─── Supplied data

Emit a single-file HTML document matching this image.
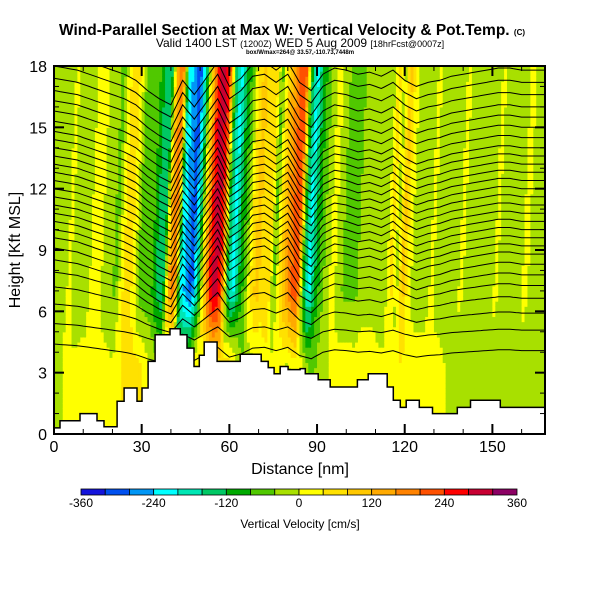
<!DOCTYPE html>
<html><head><meta charset="utf-8"><style>
body{margin:0;background:#fff;width:600px;height:600px;overflow:hidden}
svg text{font-family:"Liberation Sans",sans-serif}
</style></head><body>
<svg id="chart" width="600" height="600" viewBox="0 0 600 600" xmlns="http://www.w3.org/2000/svg">
<text x="292" y="35" text-anchor="middle" font-size="15.5" font-weight="bold">Wind-Parallel Section at Max W: Vertical Velocity &amp; Pot.Temp. <tspan font-size="8">(C)</tspan></text>
<text x="300" y="47" text-anchor="middle" font-size="12">Valid 1400 LST <tspan font-size="9">(1200Z)</tspan> WED 5 Aug 2009 <tspan font-size="9">[18hrFcst@0007z]</tspan></text>
<text x="300" y="54" text-anchor="middle" font-size="6" font-weight="bold">box/Wmax=264@ 33.57,-110.73,7448m</text>
<defs><clipPath id="pc"><rect x="54" y="66" width="491" height="368"/></clipPath></defs>
<g id="field" clip-path="url(#pc)"></g>
<g id="isen" clip-path="url(#pc)"></g>
<path id="terrain" fill="#fff" stroke="#000" stroke-width="1.5"/>
<rect x="54" y="66" width="491" height="368" fill="none" stroke="#000" stroke-width="2"/>
<g id="axes"></g>
<text x="300" y="474" text-anchor="middle" font-size="16">Distance [nm]</text>
<text transform="translate(20,250) rotate(-90)" text-anchor="middle" font-size="16">Height [Kft MSL]</text>
<g id="cbar"></g>
<text x="300" y="528" text-anchor="middle" font-size="12">Vertical Velocity [cm/s]</text>
</svg>
<script>
// ---- data ----
const upperX = [0,2,4,6,8,10,12,14,16,18,20,22,24,26,28,30,32,34,36,38,40,42,44,46,48,50,52,54,56,58,60,62,64,66,68,70,72,74,76,78,80,82,84,86,88,90,92,94,96,98,100,102,104,106,108,110,112,114,116,118,120,122,124,126,128,130,132,134,136,138,140,142,144,146,148,150,152,154,156,158,160,162,164,166,168];
const upperW = [-20,-20,-20,10,-20,-20,-20,20,20,-20,-30,-50,30,80,20,-60,-70,-70,-130,-160,120,200,-200,-260,-300,-150,80,250,320,230,-120,-220,-120,-60,40,100,60,80,-60,60,140,200,240,-100,-220,-120,-60,-20,20,-20,-50,-50,-50,-20,-20,-20,-30,-30,60,-20,100,20,-20,-20,-20,10,-20,-30,-30,-30,15,-20,-30,-30,-30,-20,10,-20,-20,-20,-20,20,-20,-20,-20];
const lowerX = [0,4,8,12,16,20,24,28,32,36,40,44,48,52,56,60,64,68,72,76,80,84,88,92,96,100,104,108,112,116,120,124,128,132,136,140,144,148,152,156,160,164,168];
const lowerW = [-20,10,10,20,20,10,50,70,20,-20,-60,-40,40,-20,60,100,-40,-20,20,10,-30,40,-50,-20,20,30,20,30,10,20,40,20,20,20,-20,-30,-20,-20,-10,-20,-30,-20,-20];
const terrainX = [0,2.05,8.9,14.7,17.1,21.6,24.0,28.4,30.1,32.2,34.6,39.7,43.2,45.5,47.9,49.7,51.4,55.8,63.7,70.9,73.3,75.3,77.4,80.1,84.2,86.0,90.4,94.5,103.8,107.5,114.0,116.1,118.5,120.5,125.0,129.5,138.0,142.5,152.7];
const terrainH = [0.3,0.65,1.0,0.65,0.35,1.6,2.25,1.6,2.25,3.55,4.85,5.15,4.85,4.2,3.3,3.85,4.5,3.55,3.9,3.55,3.25,2.95,3.3,3.15,3.2,2.95,2.65,2.3,2.65,2.95,2.3,1.65,1.3,1.65,1.3,1.0,1.3,1.65,1.3];
const isenBase = [4.0,5.0,5.8,6.5,7.1,7.6,8.1,8.6,9.0,9.4,9.8,10.2,10.6,11.0,11.4,11.8,12.2,12.6,13.0,13.4,13.8,14.3,14.8,15.3,15.8,16.4,17.0,17.6];
const dispX = lowerX;
const dispH = [1.0,0.9,0.8,0.6,0.4,0.2,0.0,-0.3,-0.8,-1.2,-1.5,-0.3,-1.0,-0.2,0.6,-0.6,-0.2,0.5,0.6,0.2,0.6,-0.4,-0.8,0.0,0.3,0.2,0.0,0.1,-0.1,0.2,-0.3,-0.6,-0.4,-0.3,-0.1,0.0,0.1,0.2,0.3,0.3,0.2,0.2,0.2];
const cbarTicks = [-360,-240,-120,0,120,240,360];
const binColors = ["#1414dc","#0050f0","#0096f5","#00ffff","#00e6b4","#00c864","#00aa00","#50c800","#a8e000","#ffff00","#ffe100","#ffc800","#ffaa00","#ff8200","#ff5000","#ff0000","#c80032","#8c0064"];
const xTicks = [0,30,60,90,120,150];
const yTicks = [0,3,6,9,12,15,18];
// ---- scales ----
const X0=54, X1=545, Y0=434, Y1=66, XMAX=168, YMAX=18;
const sx = v => X0 + v*(X1-X0)/XMAX;
const sy = v => Y0 - v*(Y0-Y1)/YMAX;
const NS="http://www.w3.org/2000/svg";
function mk(tag, attrs, parent){const e=document.createElementNS(NS,tag);for(const k in attrs)e.setAttribute(k,attrs[k]);parent.appendChild(e);return e;}
function interp(xs, ys, x){if(x<=xs[0])return ys[0];for(let i=1;i<xs.length;i++){if(x<=xs[i]){const t=(x-xs[i-1])/(xs[i]-xs[i-1]);return ys[i-1]+t*(ys[i]-ys[i-1]);}}return ys[ys.length-1];}
function colorFor(w){let b=Math.floor((w+360)/40);b=Math.max(0,Math.min(17,b));return binColors[b];}
// ---- field ----
const field=document.getElementById('field');
const dx=1, dh=0.25;
for(let x=0;x<XMAX;x+=dx){
  for(let h=0;h<YMAX;h+=dh){
    const hc=h+dh/2, xc=x+dx/2;
    const wt=Math.max(0,Math.min(1,(hc-3)/4));
    const up=interp(upperX,upperW,xc-0.3*(hc-10));
    const lo=interp(lowerX,lowerW,xc);
    const v=lo*(1-wt)+up*wt;
    const r=mk('rect',{x:sx(x).toFixed(2),y:sy(h+dh).toFixed(2),width:(sx(dx)-X0+0.6).toFixed(2),height:(sy(0)-sy(dh)+0.6).toFixed(2),fill:colorFor(v)},field);
    
    
  }
}
// ---- isentropes ----
const isen=document.getElementById('isen');
isenBase.forEach((b)=>{
  let d='';
  const amp=Math.min(1,Math.max(0.4,(b-3)/5));
  for(let x=0;x<=XMAX;x+=1){
    const h=b+amp*interp(dispX,dispH,x);
    d+=(x===0?'M':'L')+sx(x).toFixed(1)+','+sy(h).toFixed(1);
  }
  const p=mk('path',{d:d,fill:'none',stroke:'#000','stroke-width':1},isen);
  
  
});
// ---- terrain ----
let td='M'+sx(0)+','+sy(0);
for(let i=0;i<terrainX.length;i++){
  const xe=i+1<terrainX.length?terrainX[i+1]:XMAX;
  td+=' L'+sx(terrainX[i]).toFixed(1)+','+sy(terrainH[i]).toFixed(1)+' L'+sx(xe).toFixed(1)+','+sy(terrainH[i]).toFixed(1);
}
td+=' L'+sx(XMAX)+','+sy(0)+' Z';
document.getElementById('terrain').setAttribute('d',td);
// ---- axes ----
const axes=document.getElementById('axes');
for(let v=0;v<=XMAX;v+=10){
  const major=v%30===0, L=major?10:5;
  mk('line',{x1:sx(v),x2:sx(v),y1:Y0,y2:Y0-L,stroke:'#000','stroke-width':major?2:1},axes);
  mk('line',{x1:sx(v),x2:sx(v),y1:Y1,y2:Y1+L,stroke:'#000','stroke-width':major?2:1},axes);
}
for(let v=0;v<=YMAX;v+=1){
  const major=v%3===0, L=major?10:5;
  mk('line',{x1:X0,x2:X0+L,y1:sy(v),y2:sy(v),stroke:'#000','stroke-width':major?2:1},axes);
  mk('line',{x1:X1,x2:X1-L,y1:sy(v),y2:sy(v),stroke:'#000','stroke-width':major?2:1},axes);
}
xTicks.forEach(v=>{const t=mk('text',{x:sx(v),y:452,'text-anchor':'middle','font-size':16},axes);t.textContent=v;});
yTicks.forEach(v=>{const t=mk('text',{x:47,y:sy(v)+6,'text-anchor':'end','font-size':16},axes);t.textContent=v;});
// ---- colorbar ----
const cb=document.getElementById('cbar');
const cx0=81, cx1=517;
const cs=v=>cx0+(v+360)*(cx1-cx0)/720;
binColors.forEach((c,i)=>{const r=mk('rect',{x:cs(-360+i*40),y:489,width:cs(-320)-cs(-360),height:6,fill:c,stroke:'#000','stroke-width':0.8},cb);});
cbarTicks.forEach(v=>{const t=mk('text',{x:cs(v),y:507,'text-anchor':'middle','font-size':12},cb);t.textContent=v;});
</script>
</body></html>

──────

From the data above, pick out each line containing "document" and copy it.

Emit a single-file HTML document matching this image.
function mk(tag, attrs, parent){const e=document.createElementNS(NS,tag);for(const k in attrs)e.setAttribute(k,attrs[k]);parent.appendChild(e);return e;}
const field=document.getElementById('field');
const isen=document.getElementById('isen');
document.getElementById('terrain').setAttribute('d',td);
const axes=document.getElementById('axes');
const cb=document.getElementById('cbar');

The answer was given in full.